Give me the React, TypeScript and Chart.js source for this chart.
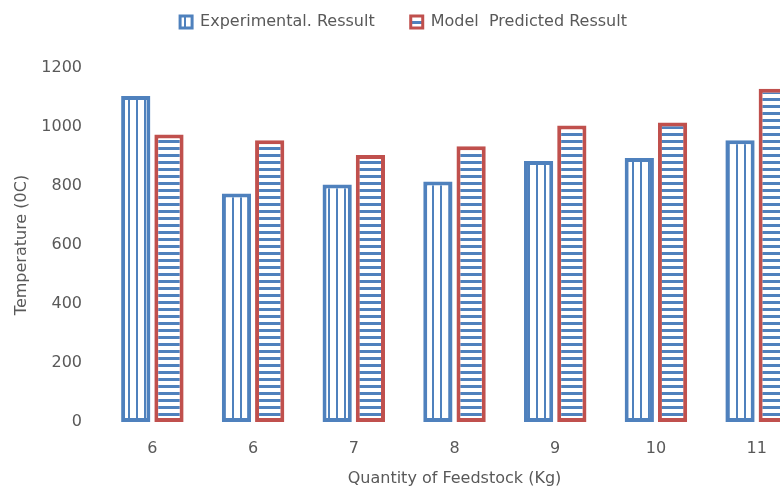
import React, { useEffect, useRef } from "react";
import { Chart, registerables } from "chart.js";

Chart.register(...registerables);

const categories = ["6", "6", "7", "8", "9", "10", "11"];
const experimental = [1105, 775, 805, 815, 885, 895, 955];
const predicted = [975, 955, 905, 935, 1005, 1015, 1130];
const yTicks = [0, 200, 400, 600, 800, 1000, 1200];

const BLUE = "#4F81BD";
const RED = "#C0504D";
const TEXT = "#595959";
const FONT = "'DejaVu Sans', sans-serif";

function verticalStripes(): CanvasPattern | string {
  const c = document.createElement("canvas");
  c.width = 8;
  c.height = 4;
  const g = c.getContext("2d");
  if (!g) return "#fff";
  g.fillStyle = "#fff";
  g.fillRect(0, 0, 8, 4);
  g.fillStyle = BLUE;
  g.fillRect(0, 0, 2, 4);
  return g.createPattern(c, "repeat") || "#fff";
}

function horizontalStripes(): CanvasPattern | string {
  const c = document.createElement("canvas");
  c.width = 4;
  c.height = 7;
  const g = c.getContext("2d");
  if (!g) return "#fff";
  g.fillStyle = "#fff";
  g.fillRect(0, 0, 4, 7);
  g.fillStyle = BLUE;
  g.fillRect(0, 0, 4, 3);
  return g.createPattern(c, "repeat") || "#fff";
}

export default function App() {
  const ref = useRef<HTMLCanvasElement>(null);

  useEffect(() => {
    if (!ref.current) return;
    const expFill = verticalStripes();
    const predFill = horizontalStripes();

    const chart = new Chart(ref.current, {
      type: "bar",
      data: {
        labels: categories,
        datasets: [
          {
            label: "Experimental. Ressult",
            data: experimental,
            backgroundColor: expFill,
            borderColor: BLUE,
            borderWidth: 4,
            borderSkipped: false,
            categoryPercentage: 0.66,
            barPercentage: 0.88,
          },
          {
            label: "Model  Predicted Ressult",
            data: predicted,
            backgroundColor: predFill,
            borderColor: RED,
            borderWidth: 4,
            borderSkipped: false,
            categoryPercentage: 0.66,
            barPercentage: 0.88,
          },
        ],
      },
      options: {
        animation: false,
        responsive: false,
        layout: { padding: { top: -22, right: 15, bottom: 0, left: 0 } },
        plugins: {
          tooltip: { enabled: false },
          // empty spacer between the legend and the plot
          subtitle: {
            display: true,
            text: "",
            position: "top",
            weight: 500,
            font: { size: 10 },
            padding: { top: 8, bottom: 8 },
          },
          legend: {
            position: "top",
            labels: {
              color: TEXT,
              font: { family: FONT, size: 16 },
              boxWidth: 12,
              boxHeight: 12,
              padding: 36,
              generateLabels: (ch) =>
                ch.data.datasets.map((ds, i) => ({
                  text: ds.label as string,
                  fillStyle: i === 0 ? expFill : predFill,
                  strokeStyle: i === 0 ? BLUE : RED,
                  lineWidth: 3,
                  hidden: false,
                  datasetIndex: i,
                  fontColor: TEXT,
                })) as any,
            },
          },
        },
        scales: {
          x: {
            grid: { display: false, drawTicks: false },
            border: { display: false },
            ticks: {
              color: TEXT,
              font: { family: FONT, size: 16 },
              padding: 17,
            },
            title: {
              display: true,
              text: "Quantity of Feedstock (Kg)",
              color: TEXT,
              font: { family: FONT, size: 16 },
              padding: { top: 0, bottom: 1 },
            },
            afterFit: (s: any) => {
              s.height = 67;
            },
          },
          y: {
            min: 0,
            max: 1200,
            grid: { display: false, drawTicks: false },
            border: { display: false },
            afterBuildTicks: (s: any) => {
              s.ticks = yTicks.map((v) => ({ value: v }));
            },
            ticks: {
              color: TEXT,
              font: { family: FONT, size: 16 },
              padding: 20,
              callback: (v: any) => String(v),
            },
            title: {
              display: true,
              text: "Temperature (0C)",
              color: TEXT,
              font: { family: FONT, size: 16 },
              padding: { top: 12, bottom: 0 },
            },
            afterFit: (s: any) => {
              s.width = 102;
            },
          },
        },
      },
    });
    return () => chart.destroy();
  }, []);

  return (
    <div
      style={{
        position: "fixed",
        left: 0,
        top: 0,
        width: 780,
        height: 489,
        overflow: "hidden",
        background: "#fff",
      }}
    >
      <canvas ref={ref} width={822} height={489} style={{ display: "block" }} />
    </div>
  );
}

Goal: Copy the listing over exactly, skipping the pictures it holds.

Response below:
Give me the React, TypeScript and Chart.js source for this chart.
import React, { useEffect, useRef } from "react";
import { Chart, registerables } from "chart.js";

Chart.register(...registerables);

const categories = ["6", "6", "7", "8", "9", "10", "11"];
const experimental = [1105, 775, 805, 815, 885, 895, 955];
const predicted = [975, 955, 905, 935, 1005, 1015, 1130];
const yTicks = [0, 200, 400, 600, 800, 1000, 1200];

const BLUE = "#4F81BD";
const RED = "#C0504D";
const TEXT = "#595959";
const FONT = "'DejaVu Sans', sans-serif";

function verticalStripes(): CanvasPattern | string {
  const c = document.createElement("canvas");
  c.width = 8;
  c.height = 4;
  const g = c.getContext("2d");
  if (!g) return "#fff";
  g.fillStyle = "#fff";
  g.fillRect(0, 0, 8, 4);
  g.fillStyle = BLUE;
  g.fillRect(0, 0, 2, 4);
  return g.createPattern(c, "repeat") || "#fff";
}

function horizontalStripes(): CanvasPattern | string {
  const c = document.createElement("canvas");
  c.width = 4;
  c.height = 7;
  const g = c.getContext("2d");
  if (!g) return "#fff";
  g.fillStyle = "#fff";
  g.fillRect(0, 0, 4, 7);
  g.fillStyle = BLUE;
  g.fillRect(0, 0, 4, 3);
  return g.createPattern(c, "repeat") || "#fff";
}

export default function App() {
  const ref = useRef<HTMLCanvasElement>(null);

  useEffect(() => {
    if (!ref.current) return;
    const expFill = verticalStripes();
    const predFill = horizontalStripes();

    const chart = new Chart(ref.current, {
      type: "bar",
      data: {
        labels: categories,
        datasets: [
          {
            label: "Experimental. Ressult",
            data: experimental,
            backgroundColor: expFill,
            borderColor: BLUE,
            borderWidth: 4,
            borderSkipped: false,
            categoryPercentage: 0.66,
            barPercentage: 0.88,
          },
          {
            label: "Model  Predicted Ressult",
            data: predicted,
            backgroundColor: predFill,
            borderColor: RED,
            borderWidth: 4,
            borderSkipped: false,
            categoryPercentage: 0.66,
            barPercentage: 0.88,
          },
        ],
      },
      options: {
        animation: false,
        responsive: false,
        layout: { padding: { top: -22, right: 15, bottom: 0, left: 0 } },
        plugins: {
          tooltip: { enabled: false },
          // empty spacer between the legend and the plot
          subtitle: {
            display: true,
            text: "",
            position: "top",
            weight: 500,
            font: { size: 10 },
            padding: { top: 8, bottom: 8 },
          },
          legend: {
            position: "top",
            labels: {
              color: TEXT,
              font: { family: FONT, size: 16 },
              boxWidth: 12,
              boxHeight: 12,
              padding: 36,
              generateLabels: (ch) =>
                ch.data.datasets.map((ds, i) => ({
                  text: ds.label as string,
                  fillStyle: i === 0 ? expFill : predFill,
                  strokeStyle: i === 0 ? BLUE : RED,
                  lineWidth: 3,
                  hidden: false,
                  datasetIndex: i,
                  fontColor: TEXT,
                })) as any,
            },
          },
        },
        scales: {
          x: {
            grid: { display: false, drawTicks: false },
            border: { display: false },
            ticks: {
              color: TEXT,
              font: { family: FONT, size: 16 },
              padding: 17,
            },
            title: {
              display: true,
              text: "Quantity of Feedstock (Kg)",
              color: TEXT,
              font: { family: FONT, size: 16 },
              padding: { top: 0, bottom: 1 },
            },
            afterFit: (s: any) => {
              s.height = 67;
            },
          },
          y: {
            min: 0,
            max: 1200,
            grid: { display: false, drawTicks: false },
            border: { display: false },
            afterBuildTicks: (s: any) => {
              s.ticks = yTicks.map((v) => ({ value: v }));
            },
            ticks: {
              color: TEXT,
              font: { family: FONT, size: 16 },
              padding: 20,
              callback: (v: any) => String(v),
            },
            title: {
              display: true,
              text: "Temperature (0C)",
              color: TEXT,
              font: { family: FONT, size: 16 },
              padding: { top: 12, bottom: 0 },
            },
            afterFit: (s: any) => {
              s.width = 102;
            },
          },
        },
      },
    });
    return () => chart.destroy();
  }, []);

  return (
    <div
      style={{
        position: "fixed",
        left: 0,
        top: 0,
        width: 780,
        height: 489,
        overflow: "hidden",
        background: "#fff",
      }}
    >
      <canvas ref={ref} width={822} height={489} style={{ display: "block" }} />
    </div>
  );
}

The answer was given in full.